En même temps, l’Autorité a interdit et combattu toute sorte de résistance et a étouffé tout espace d’expression ou d’organisation politique. Elle a fondé un système de sécurité et de renseignement qui oppresse, terrorise et espionne les gens. Tous les recoins de la Cisjordanie sont soumis aux informateurs de l’Autorité et à ses « forces de l’ordre »… afin de prouver au « monde » (c’est-à-dire à la Banque mondiale, au Fonds monétaire international, à l’Union Européenne et aux États-Unis) sa « capacité » à gérer un État.
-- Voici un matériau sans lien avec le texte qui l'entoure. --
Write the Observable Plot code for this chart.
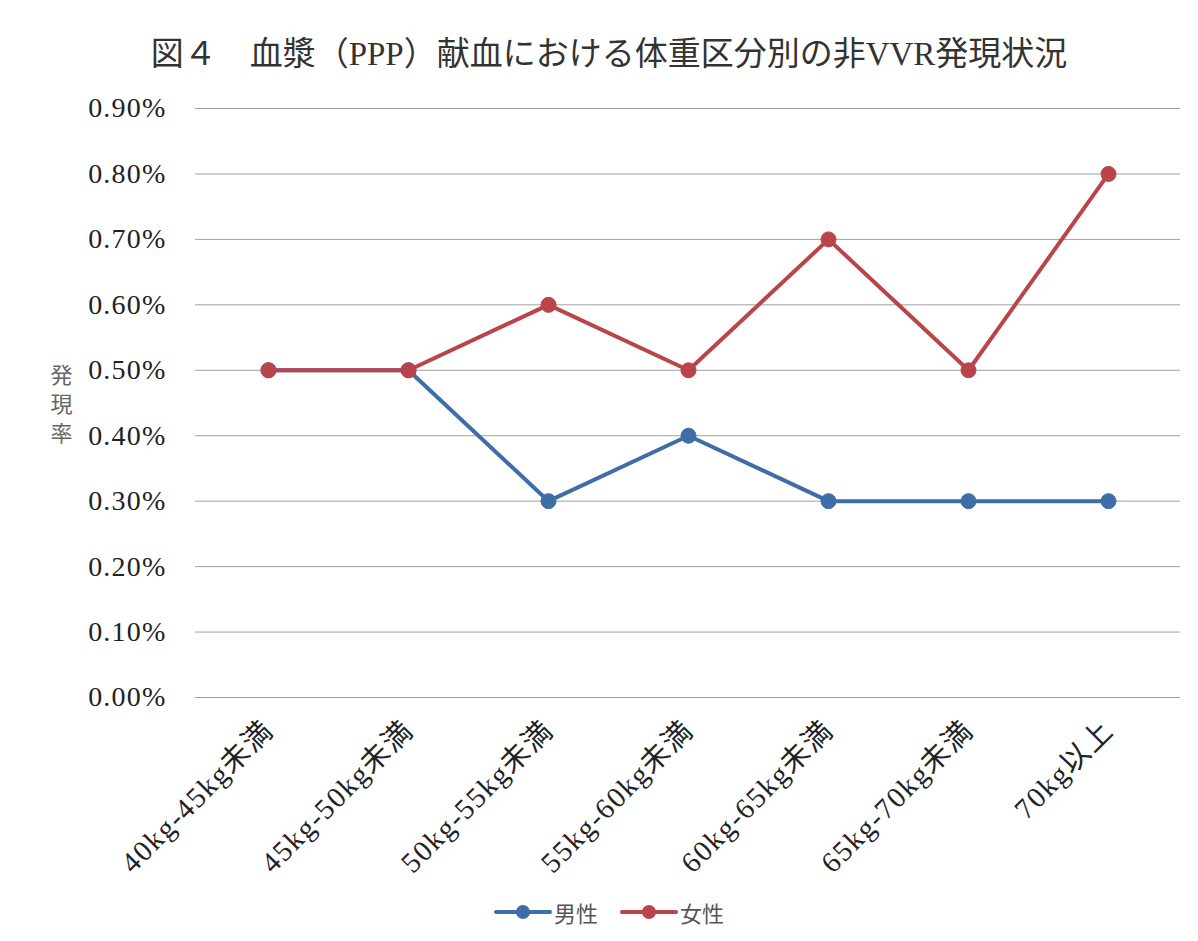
<!DOCTYPE html>
<html>
<head>
<meta charset="utf-8">
<script src="https://cdn.jsdelivr.net/npm/d3@7"></script>
<script src="https://cdn.jsdelivr.net/npm/@observablehq/plot@0.6"></script>
<style>
  body { margin: 0; background: #fff; }
  #wrap { position: relative; width: 1198px; height: 941px; background: #fff; overflow: hidden; }
  #title { position: absolute; left: 0; top: 0; width: 1198px; height: 80px; box-sizing: border-box; padding-top: 38px; padding-left: 20px;
    text-align: center; font-family: "Liberation Serif", "Noto Sans CJK JP", serif; font-size: 33px; color: #333; line-height: 1; }
  #chart { position: absolute; left: 0; top: 80px; }
  #legend { position: absolute; left: 0; top: 896px; width: 1198px; height: 32px; display: flex; justify-content: center; align-items: center; gap: 22px;
    font-family: "Noto Sans CJK JP", sans-serif; font-size: 22px; color: #555; padding-left: 20px; box-sizing: border-box; }
  .item { display: flex; align-items: center; gap: 2px; }
  #chart g[aria-label="y-axis tick label"] text { letter-spacing: 1.2px; }
  #chart g[aria-label="x-axis tick label"] text { letter-spacing: 1.6px; }
</style>
</head>
<body>
<div id="wrap">
  <div id="title">図４　血漿（PPP）献血における体重区分別の非VVR発現状況</div>
  <div id="chart"></div>
  <div id="legend"></div>
</div>
<script>
const categories = ["40kg-45kg未満", "45kg-50kg未満", "50kg-55kg未満", "55kg-60kg未満", "60kg-65kg未満", "65kg-70kg未満", "70kg以上"];
const seriesNames = ["男性", "女性"];
const maleValues = [0.005, 0.005, 0.003, 0.004, 0.003, 0.003, 0.003];
const femaleValues = [0.005, 0.005, 0.006, 0.005, 0.007, 0.005, 0.008];
const yTicks = [0, 0.001, 0.002, 0.003, 0.004, 0.005, 0.006, 0.007, 0.008, 0.009];
const colors = ["#3F6DA7", "#B9454A"];
const yAxisTitle = "発\n現\n率";

const data = [];
categories.forEach((c, i) => {
  data.push({cat: c, series: seriesNames[0], value: maleValues[i]});
});
categories.forEach((c, i) => {
  data.push({cat: c, series: seriesNames[1], value: femaleValues[i]});
});

const serif = "'Liberation Serif', 'Noto Sans CJK JP', serif";

const chart = Plot.plot({
  width: 1198,
  height: 810,
  marginTop: 28,
  marginBottom: 193,
  marginLeft: 195,
  marginRight: 18,
  style: {fontFamily: serif, fontSize: "28px", color: "#222", background: "transparent"},
  x: {type: "point", domain: categories, padding: 0.5, label: null},
  y: {domain: [0, 0.009], label: null},
  color: {domain: seriesNames, range: colors},
  marks: [
    Plot.gridY(yTicks, {stroke: "#a0a0a0", strokeOpacity: 1, strokeWidth: 1}),
    Plot.axisY(yTicks, {tickSize: 0, tickPadding: 29, tickFormat: d => (d * 100).toFixed(2) + "%", fontSize: 28, fill: "#222", label: null}),
    Plot.axisX({tickSize: 0, tickRotate: -45, tickPadding: 28, fontSize: 29, fill: "#222", label: null}),
    Plot.text([yAxisTitle], {frameAnchor: "left", dx: -145, dy: 0, text: d => d, fontFamily: "'Noto Sans CJK JP', sans-serif", fontSize: 22, fill: "#666", lineHeight: 1.32}),
    Plot.line(data, {x: "cat", y: "value", z: "series", stroke: "series", strokeWidth: 4, strokeLinejoin: "round", strokeLinecap: "round"}),
    Plot.dot(data, {x: "cat", y: "value", fill: "series", r: 7.5, stroke: "series", strokeWidth: 1})
  ]
});
document.getElementById("chart").appendChild(chart);

const legend = document.getElementById("legend");
seriesNames.forEach((name, i) => {
  const item = document.createElement("div");
  item.className = "item";
  item.innerHTML = `<svg width="58" height="20"><line x1="2" y1="10" x2="56" y2="10" stroke="${colors[i]}" stroke-width="4" stroke-linecap="round"/><circle cx="29" cy="10" r="7" fill="${colors[i]}"/></svg><span>${name}</span>`;
  legend.appendChild(item);
});
</script>
</body>
</html>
Au cœur de cette réalité, Israël applique une stratégie où se recoupe le militaire, le social et l’économique, puisqu’il voit dans la société palestinienne un objectif militaire en soi. C’est dans ce contexte qu’Israël contrôle totalement la Cisjordanie et, en pratique, l’annexe, même si l’Autorité palestinienne conserve une souveraineté de façade pour diriger la vie quotidienne, ce qui soulage Israël et sert ses intérêts.
Cette « annexion de la Cisjordanie » existe de façon claire, et cherche à obtenir un nouveau tampon américain qui porterait le nom de « l’Accord du siècle ».
Mais Israël n’attend pas ce tampon pour agir. Quant aux dirigeants politiques palestiniens, ils ont trouvé dans cet « Accord du siècle » un alibi pour se prévaloir d’une posture nationale en répétant le refrain du « refus, résistance et attachement » alors que nous entendons clairement les fausses notes de cette mélodie et que nous connaissons intimement l’ampleur de l’implication de l’Autorité dans l’instauration de cette sombre réalité.